** Start of Data for this task **
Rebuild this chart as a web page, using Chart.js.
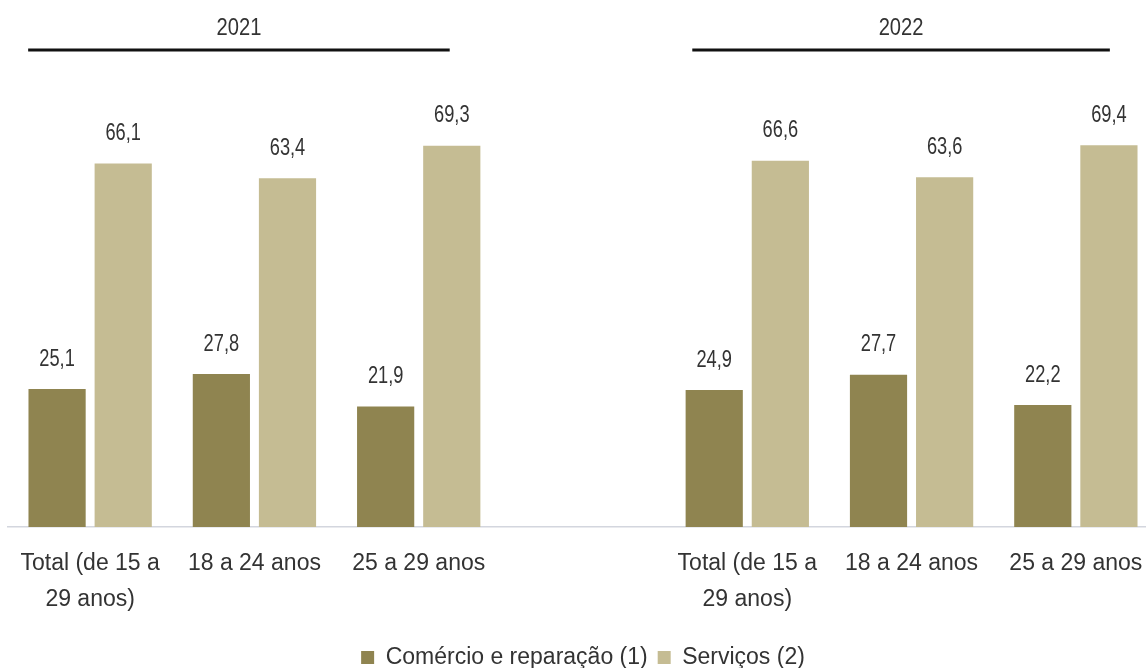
<!DOCTYPE html>
<html lang="pt-BR">
<head>
<meta charset="utf-8">
<title>Comércio e reparação / Serviços - 2021 e 2022</title>
<script src="https://cdn.jsdelivr.net/npm/chart.js@4/dist/chart.umd.min.js"></script>
<style>
  html, body { margin: 0; padding: 0; background: #fff; overflow: hidden; }
  #wrap { width: 1146px; height: 668px; overflow: hidden; }
  canvas { display: block; }
</style>
</head>
<body>
<div id="wrap"><canvas id="grafico" width="1160" height="679"></canvas></div>
<script>
// --- Dados ---
const anos = ['2021', '2022'];
const categorias = [['Total (de 15 a', '29 anos)'], '18 a 24 anos', '25 a 29 anos'];
const comercio2021 = [25.1, 27.8, 21.9];
const comercio2022 = [24.9, 27.7, 22.2];
const servicos2021 = [66.1, 63.4, 69.3];
const servicos2022 = [66.6, 63.6, 69.4];
const series = ['Comércio e reparação (1)', 'Serviços (2)'];

const FONTE = '"Liberation Sans", Arial, sans-serif';
const COR_TEXTO = '#333333';

// categoria vazia separa os dois anos
const rotulos = [...categorias, '', ...categorias];

function formatar(v) {
  return v.toFixed(1).replace('.', ',');
}

// texto estreito: fonte normal comprimida na horizontal
function textoEstreito(ctx, txt, x, y, escala) {
  ctx.save();
  ctx.translate(x, y);
  ctx.scale(escala, 1);
  ctx.fillText(txt, 0, 0);
  ctx.restore();
}

// --- Valores acima das barras ---
const valoresPlugin = {
  id: 'valores',
  afterDatasetsDraw(chart) {
    const ctx = chart.ctx;
    ctx.save();
    ctx.font = '24px ' + FONTE;
    ctx.fillStyle = COR_TEXTO;
    ctx.textAlign = 'center';
    ctx.textBaseline = 'middle';
    chart.data.datasets.forEach((ds, i) => {
      chart.getDatasetMeta(i).data.forEach((bar, j) => {
        const v = ds.data[j];
        if (v == null) return;
        textoEstreito(ctx, formatar(v), bar.x, bar.y - 30, 0.76);
      });
    });
    ctx.restore();
  }
};

// --- Cabeçalho de cada ano (texto + traço) ---
const anosPlugin = {
  id: 'anos',
  afterDraw(chart) {
    const x = chart.scales.x;
    const ctx = chart.ctx;
    const grupos = [
      { texto: anos[0], ini: x.getPixelForValue(0) - 62, fim: x.getPixelForValue(2) + 31 },
      { texto: anos[1], ini: x.getPixelForValue(4) - 55, fim: x.getPixelForValue(6) + 34 }
    ];
    ctx.save();
    grupos.forEach(g => {
      ctx.strokeStyle = '#111';
      ctx.lineWidth = 3;
      ctx.beginPath();
      ctx.moveTo(g.ini, 50);
      ctx.lineTo(g.fim, 50);
      ctx.stroke();
      ctx.font = '24px ' + FONTE;
      ctx.fillStyle = COR_TEXTO;
      ctx.textAlign = 'center';
      ctx.textBaseline = 'middle';
      textoEstreito(ctx, g.texto, (g.ini + g.fim) / 2, 28, 0.84);
    });
    ctx.restore();
  }
};

new Chart(document.getElementById('grafico'), {
  type: 'bar',
  data: {
    labels: rotulos,
    datasets: [
      {
        label: series[0],
        data: [...comercio2021, null, ...comercio2022],
        backgroundColor: '#8F8450'
      },
      {
        label: series[1],
        data: [...servicos2021, null, ...servicos2022],
        backgroundColor: '#C5BC93'
      }
    ]
  },
  options: {
    responsive: false,
    animation: false,
    categoryPercentage: 0.805,
    barPercentage: 0.865,
    layout: { padding: { left: 8, right: 2, top: 87, bottom: 0 } },
    plugins: {
      legend: {
        position: 'bottom',
        labels: {
          boxWidth: 13,
          boxHeight: 13,
          padding: 10,
          color: COR_TEXTO,
          font: { family: FONTE, size: 23, lineHeight: 1 }
        }
      },
      tooltip: { enabled: false }
    },
    scales: {
      x: {
        grid: { display: false },
        border: { display: true, color: '#d3d6de', width: 1.5 },
        ticks: {
          color: COR_TEXTO,
          padding: 11,
          maxRotation: 0,
          autoSkip: false,
          font: { family: FONTE, size: 23, lineHeight: 1.565 }
        },
        // espaço fixo entre a linha de base e a legenda
        afterFit(scale) { scale.height = 109; }
      },
      y: { display: false, min: 0, max: 80 }
    }
  },
  plugins: [valoresPlugin, anosPlugin]
});
</script>
</body>
</html>
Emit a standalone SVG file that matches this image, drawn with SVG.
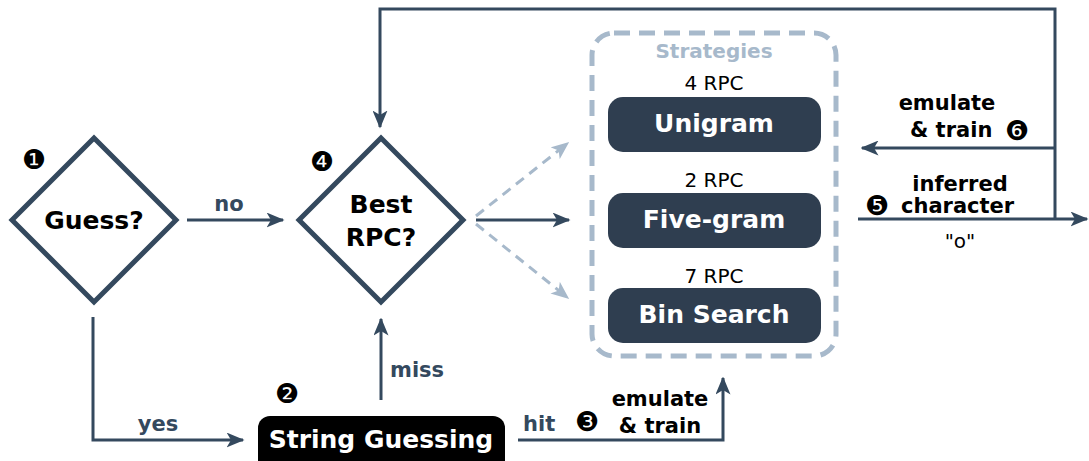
<svg xmlns="http://www.w3.org/2000/svg" width="1089" height="461" viewBox="0 0 1089 461">
<style>
.ln{fill:none;stroke:#34495e;stroke-width:3}
.dl{fill:none;stroke:#a7b9cb;stroke-width:3;stroke-dasharray:10 7}
.dia{fill:#fff;stroke:#34495e;stroke-width:5;stroke-linejoin:miter}
.t{font-family:"DejaVu Sans",sans-serif}
.b{font-weight:bold}
.big{font-size:25px;font-weight:bold}
.lab{font-size:21px;font-weight:bold;fill:#34495e}
.blk{font-size:21px;font-weight:bold;fill:#000}
.rpc{font-size:20px;fill:#000}
.num{font-size:27px;fill:#000}
.box{fill:#2f3e50}
.wt{fill:#fff;font-size:25px;font-weight:bold}
</style>
<defs>
<marker id="ahl" viewBox="0 0 12 10" refX="11" refY="5" markerWidth="18" markerHeight="15" markerUnits="userSpaceOnUse" orient="auto">
<path d="M0,0 L12,5 L0,10 L3,5 z" fill="#a7b9cb"/>
</marker>
<marker id="ahb" viewBox="0 0 12 10" refX="11" refY="5" markerWidth="18" markerHeight="15" markerUnits="userSpaceOnUse" orient="auto">
<path d="M0,0 L12,5 L0,10 L3,5 z" fill="#34495e"/>
</marker>
</defs>

<g id="connectors">
<path class="ln" d="M187,220 H283" marker-end="url(#ahb)"/>
<path class="ln" d="M93,317 V440 H243" marker-end="url(#ahb)"/>
<path class="ln" d="M381,400 V319" marker-end="url(#ahb)"/>
<path class="ln" d="M518,440 H723 V378" marker-end="url(#ahb)"/>
<path class="dl" d="M476,216 L568,143" marker-end="url(#ahl)"/>
<path class="dl" d="M476,224 L568,298" marker-end="url(#ahl)"/>
<path class="ln" d="M476,220 H569" marker-end="url(#ahb)"/>
<path class="ln" d="M858,219 H1087" marker-end="url(#ahb)"/>
<path class="ln" d="M1055,219 V9 H380 V127" marker-end="url(#ahb)"/>
<path class="ln" d="M1055,148 H862" marker-end="url(#ahb)"/>
<text class="t lab" x="229" y="211" text-anchor="middle">no</text>
<text class="t lab" x="158" y="431" text-anchor="middle">yes</text>
<text class="t lab" x="390" y="377">miss</text>
<text class="t lab" x="523" y="431">hit</text>
<text class="t num" x="587" y="431" text-anchor="middle">❸</text>
<text class="t blk" x="660" y="406" text-anchor="middle">emulate</text>
<text class="t blk" x="660" y="433" text-anchor="middle">&amp; train</text>
<text class="t blk" x="947" y="110" text-anchor="middle">emulate</text>
<text class="t blk" x="910" y="137">&amp; train</text>
<text class="t num" x="1017" y="140" text-anchor="middle">❻</text>
<text class="t blk" x="960" y="191" text-anchor="middle">inferred</text>
<text class="t num" x="877" y="215" text-anchor="middle">❺</text>
<text class="t blk" x="901" y="213">character</text>
<text class="t rpc" x="960" y="248" text-anchor="middle">"o"</text>
</g>

<g id="guess">
<polygon class="dia" points="94,138 176,220 94,302 12,220"/>
<text class="t big" x="94" y="229" text-anchor="middle">Guess?</text>
<text class="t num" x="34" y="169" text-anchor="middle">❶</text>
</g>

<g id="best-rpc">
<polygon class="dia" points="381,138 463,220 381,302 299,220"/>
<text class="t big" x="381" y="213" text-anchor="middle">Best</text>
<text class="t big" x="381" y="246" text-anchor="middle">RPC?</text>
<text class="t num" x="322" y="171" text-anchor="middle">❹</text>
</g>

<g id="strategies">
<rect x="592" y="33" width="244" height="323" rx="22" fill="none" stroke="#a7b9cb" stroke-width="5" stroke-dasharray="16 9"/>
<text class="t b" x="714" y="58" text-anchor="middle" font-size="20" fill="#a7b9cb">Strategies</text>
</g>

<g id="unigram">
<text class="t rpc" x="714" y="90" text-anchor="middle">4 RPC</text>
<rect class="box" x="608" y="97" width="213" height="55" rx="15"/>
<text class="t wt" x="714" y="132" text-anchor="middle">Unigram</text>
</g>

<g id="five-gram">
<text class="t rpc" x="714" y="187" text-anchor="middle">2 RPC</text>
<rect class="box" x="608" y="193" width="213" height="55" rx="15"/>
<text class="t wt" x="714" y="228" text-anchor="middle">Five-gram</text>
</g>

<g id="bin-search">
<text class="t rpc" x="714" y="283" text-anchor="middle">7 RPC</text>
<rect class="box" x="608" y="288" width="213" height="55" rx="15"/>
<text class="t wt" x="714" y="323" text-anchor="middle">Bin Search</text>
</g>

<g id="string-guessing">
<rect x="258" y="416" width="247" height="56" rx="12" fill="#000"/>
<text class="t wt" x="381" y="448" text-anchor="middle">String Guessing</text>
<text class="t num" x="287" y="403" text-anchor="middle">❷</text>
</g>
</svg>
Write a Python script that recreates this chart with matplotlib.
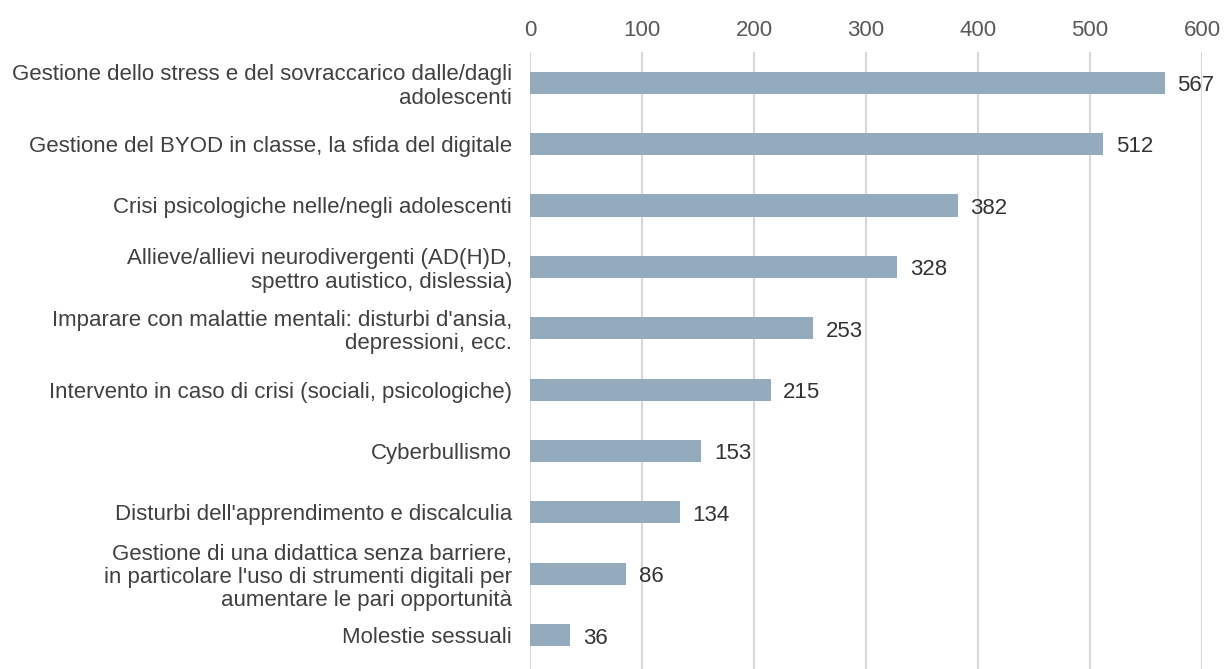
import matplotlib.pyplot as plt

categories = [
    "Gestione dello stress e del sovraccarico dalle/dagli\nadolescenti",
    "Gestione del BYOD in classe, la sfida del digitale",
    "Crisi psicologiche nelle/negli adolescenti",
    "Allieve/allievi neurodivergenti (AD(H)D,\nspettro autistico, dislessia)",
    "Imparare con malattie mentali: disturbi d'ansia,\ndepressioni, ecc.",
    "Intervento in caso di crisi (sociali, psicologiche)",
    "Cyberbullismo",
    "Disturbi dell'apprendimento e discalculia",
    "Gestione di una didattica senza barriere,\nin particolare l'uso di strumenti digitali per\naumentare le pari opportunità",
    "Molestie sessuali",
]
values = [567, 512, 382, 328, 253, 215, 153, 134, 86, 36]
ticks = [0, 100, 200, 300, 400, 500, 600]

plt.rcParams['font.family'] = ['Liberation Sans', 'DejaVu Sans']

fig = plt.figure(figsize=(12.26, 6.69), dpi=100)
ax = fig.add_axes([530 / 1226, 0, (1202 - 530) / 1226, 1 - 52 / 669])

pos = list(range(len(values)))
ax.barh(pos, values, height=0.36, color='#94abbe', zorder=3)
for p, v in zip(pos, values):
    ax.annotate(str(v), (v, p), xytext=(9, -2), textcoords='offset points',
                va='center', ha='left', fontsize=16, color='#333333')

ax.set_xlim(0, 600)
ax.set_ylim(len(values) - 0.45, -0.5)
ax.set_xticks(ticks)
ax.set_yticks(pos)
ax.set_yticklabels(categories, fontsize=16, color='#404040', linespacing=1.15)
ax.xaxis.tick_top()
ax.tick_params(axis='x', length=0, pad=8, labelsize=16, labelcolor='#595959')
ax.tick_params(axis='y', length=0, pad=13)
ax.grid(axis='x', color='#d9d9d9', linewidth=1.5, zorder=0)
for s in ax.spines.values():
    s.set_visible(False)

fig.savefig('out.png', dpi=100)
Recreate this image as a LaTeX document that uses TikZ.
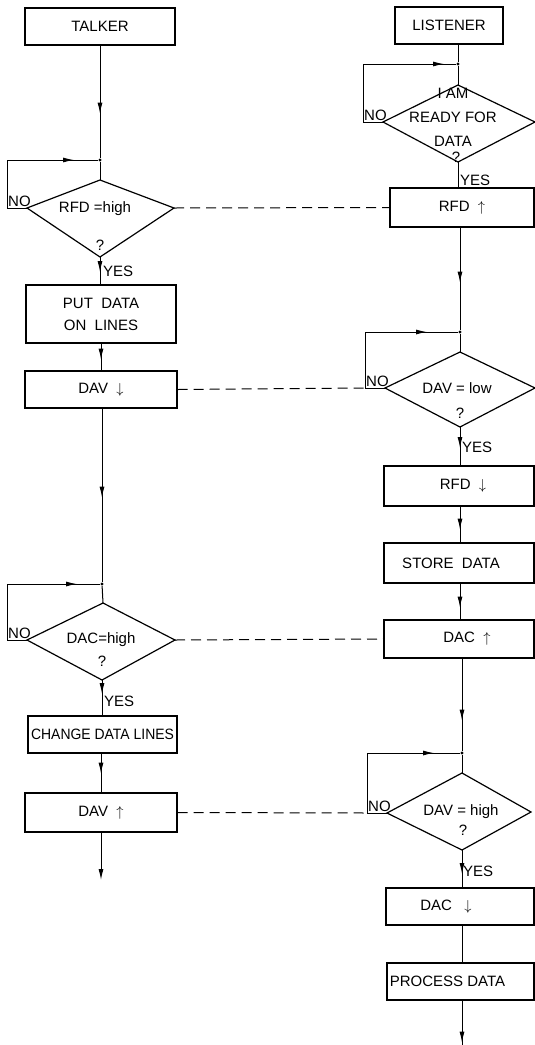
\documentclass[tikz,border=0pt]{standalone}
\usepackage{fontspec}
\usepackage{graphicx}
\setmainfont{Liberation Sans}
\usetikzlibrary{arrows.meta,decorations.markings}
\begin{document}
\begin{tikzpicture}[x=1pt,y=-1pt,
  txt/.style={font=\fontsize{15}{17}\selectfont, inner sep=0pt},
  box/.style={draw, line width=1.2pt, inner sep=0pt, font=\fontsize{15}{17}\selectfont, align=center},
  flow/.style={line width=1pt},
  dia/.style={line width=1.2pt, line join=miter},
  link/.style={line width=1pt, dash pattern=on 10pt off 6pt},
  marr/.style={postaction={decorate},decoration={markings,mark=at position #1 with {\arrow{Latex[length=11pt,width=5pt]}}}},
  dot/.style={fill, circle, inner sep=0pt, minimum size=3.4pt}
]
\useasboundingbox (0,0) rectangle (535,1045);

% ---------------- left column (talker) ----------------
\node[box, minimum width=150pt, minimum height=37pt] (talker) at (100,26.5) {TALKER};
\node[dot] (j1) at (100,160) {};
\coordinate (d1t) at (100,180);
\coordinate (d1l) at (27,208);
\coordinate (d1r) at (174,208);
\coordinate (d1b) at (100,257);
\draw[dia] (d1t) -- (d1r) -- (d1b) -- (d1l) -- cycle;
\node[txt] (d1a) at (95,209) {RFD =high};
\node[txt] (d1q) at (100,245) {?};
\coordinate (c1a) at (7,208);
\coordinate (c1b) at (7,160);
\node[box, minimum width=150pt, minimum height=58pt, font=\fontsize{15}{22}\selectfont] (put) at (101,314) {PUT\ \ DATA\\ON\ \ LINES};
\node[box, minimum width=152pt, minimum height=37pt] (dav1) at (101,389.5) {DAV\ \ $\downarrow$};
\node[dot] (j2) at (102,584) {};
\coordinate (d2t) at (103,603);
\coordinate (d2l) at (27,640);
\coordinate (d2r) at (175,640);
\coordinate (d2b) at (102,680);
\draw[dia] (d2t) -- (d2r) -- (d2b) -- (d2l) -- cycle;
\node[txt] (d2a) at (101,640) {DAC=high};
\node[txt] (d2q) at (102,661) {?};
\coordinate (c2a) at (7,640);
\coordinate (c2b) at (7,584);
\node[box, minimum width=149pt, minimum height=37pt] (change) at (102.5,734.5) {\scalebox{0.93}[1]{CHANGE DATA LINES}};
\node[box, minimum width=152pt, minimum height=39pt] (dav2) at (101,812.5) {DAV\ \ $\uparrow$};
\coordinate (e1) at (101,880);

\draw[flow, marr=68pt] (talker.south) -- (j1);
\draw[flow] (j1) -- (d1t);
\draw[flow, marr=135pt] (d1l) -- (c1a) -- (c1b) -- (j1);
\draw[flow, marr=15pt] (d1b) -- (put.north -| d1b);
\draw[flow, marr=16pt] (put.south) -- (dav1.north -| put.south);
\draw[flow, marr=89pt] (dav1.south -| j2) -- (j2);
\draw[flow] (j2) -- (d2t);
\draw[flow, marr=146pt] (d2l) -- (c2a) -- (c2b) -- (j2);
\draw[flow, marr=14pt] (d2b) -- (change.north -| d2b);
\draw[flow, marr=20pt] (change.south -| dav2.south) -- (dav2.north);
\draw[flow, -{Latex[length=11pt,width=5pt]}] (dav2.south) -- (e1);

\node[txt, anchor=south west, inner sep=1pt] (no1) at (c1a) {NO};
\node[txt, anchor=west] (yes1) at (103,271) {YES};
\node[txt, anchor=south west, inner sep=1pt] (no2) at (c2a) {NO};
\node[txt, anchor=west] (yes2) at (104,701) {YES};

% ---------------- right column (listener) ----------------
\node[box, minimum width=108pt, minimum height=37pt] (listener) at (449,25.5) {LISTENER};
\node[dot] (j3) at (458,64) {};
\coordinate (d3t) at (458,85);
\coordinate (d3l) at (383,122);
\coordinate (d3r) at (535,122);
\coordinate (d3b) at (458,162);
\draw[dia] (d3t) -- (d3r) -- (d3b) -- (d3l) -- cycle;
\node[txt, align=center, font=\fontsize{15}{24}\selectfont] (d3a) at (453,117) {I AM\\READY FOR\\DATA};
\node[txt] (d3q) at (456,157) {?};
\coordinate (c3a) at (363,122);
\coordinate (c3b) at (363,64);
\node[box, minimum width=144pt, minimum height=39pt] (rfdup) at (462,207.5) {RFD\ \ $\uparrow$};
\node[dot] (j4) at (460,332) {};
\coordinate (d4t) at (460,352);
\coordinate (d4l) at (385,388);
\coordinate (d4r) at (535,388);
\coordinate (d4b) at (460,427);
\draw[dia] (d4t) -- (d4r) -- (d4b) -- (d4l) -- cycle;
\node[txt] (d4a) at (457,388) {DAV = low};
\node[txt] (d4q) at (460,413) {?};
\coordinate (c4a) at (365,388);
\coordinate (c4b) at (365,332);
\node[box, minimum width=150pt, minimum height=40pt] (rfddn) at (459,486) {\hspace*{8pt}RFD\ \ $\downarrow$};
\node[box, minimum width=150pt, minimum height=40pt] (store) at (459,563) {STORE\ \ DATA\hspace*{16pt}};
\node[box, minimum width=150pt, minimum height=38pt] (dacup) at (459,639) {\hspace*{16pt}DAC\ \ $\uparrow$};
\node[dot] (j5) at (462,753) {};
\coordinate (d5t) at (462,773);
\coordinate (d5l) at (387,813);
\coordinate (d5r) at (531,812);
\coordinate (d5b) at (462,850);
\draw[dia] (d5t) -- (d5r) -- (d5b) -- (d5l) -- cycle;
\node[txt] (d5a) at (461,812) {DAV = high};
\node[txt] (d5q) at (463,830) {?};
\coordinate (c5a) at (367,813);
\coordinate (c5b) at (367,753);
\node[box, minimum width=148pt, minimum height=37pt] (dacdn) at (460,906.5) {DAC\ \ \ $\downarrow$\hspace*{28pt}};
\node[box, minimum width=147pt, minimum height=37pt] (process) at (460.5,981.5) {PROCESS DATA\hspace*{26pt}};
\coordinate (e2) at (462,1045);

\draw[flow] (listener.south -| j3) -- (j3);
\draw[flow] (j3) -- (d3t);
\draw[flow, marr=159pt] (d3l) -- (c3a) -- (c3b) -- (j3);
\draw[flow] (d3b) -- (rfdup.north -| d3b);
\draw[flow, marr=55pt] (rfdup.south -| j4) -- (j4);
\draw[flow] (j4) -- (d4t);
\draw[flow, marr=138pt] (d4l) -- (c4a) -- (c4b) -- (j4);
\draw[flow, marr=21pt] (d4b) -- (rfddn.north -| d4b);
\draw[flow, marr=23pt] (rfddn.south -| d4b) -- (store.north -| d4b);
\draw[flow, marr=24pt] (store.south -| d4b) -- (dacup.north -| d4b);
\draw[flow, marr=62pt] (dacup.south -| j5) -- (j5);
\draw[flow] (j5) -- (d5t);
\draw[flow, marr=147pt] (d5l) -- (c5a) -- (c5b) -- (j5);
\draw[flow, marr=24pt] (d5b) -- (dacdn.north -| d5b);
\draw[flow] (dacdn.south -| d5b) -- (process.north -| d5b);
\draw[flow, marr=42pt] (process.south -| e2) -- (e2);

\node[txt, anchor=south west, inner sep=1pt] (no3) at (c3a) {NO};
\node[txt, anchor=west] (yes3) at (460,180) {YES};
\node[txt, anchor=south west, inner sep=1pt] (no4) at (c4a) {NO};
\node[txt, anchor=west] (yes4) at (462,447) {YES};
\node[txt, anchor=south west, inner sep=1pt] (no5) at (c5a) {NO};
\node[txt, anchor=west] (yes5) at (463,871) {YES};

% ---------------- handshake links ----------------
\draw[link] (d1r) -- (rfdup.west);
\draw[link] (dav1.east) -- (c4a);
\draw[link] (d2r) -- (dacup.west);
\draw[link] (dav2.east) -- (c5a);
\end{tikzpicture}
\end{document}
** End of Data for this task **
> [Given exercise] Begin at the line containing "Write a Python", end at the line containing "import matplotlib.pyplot as plt", and copy those lines word for word, both included. Skip pictures.

> [Final answer]
Write a Python script that recreates this chart with matplotlib.
import matplotlib.pyplot as plt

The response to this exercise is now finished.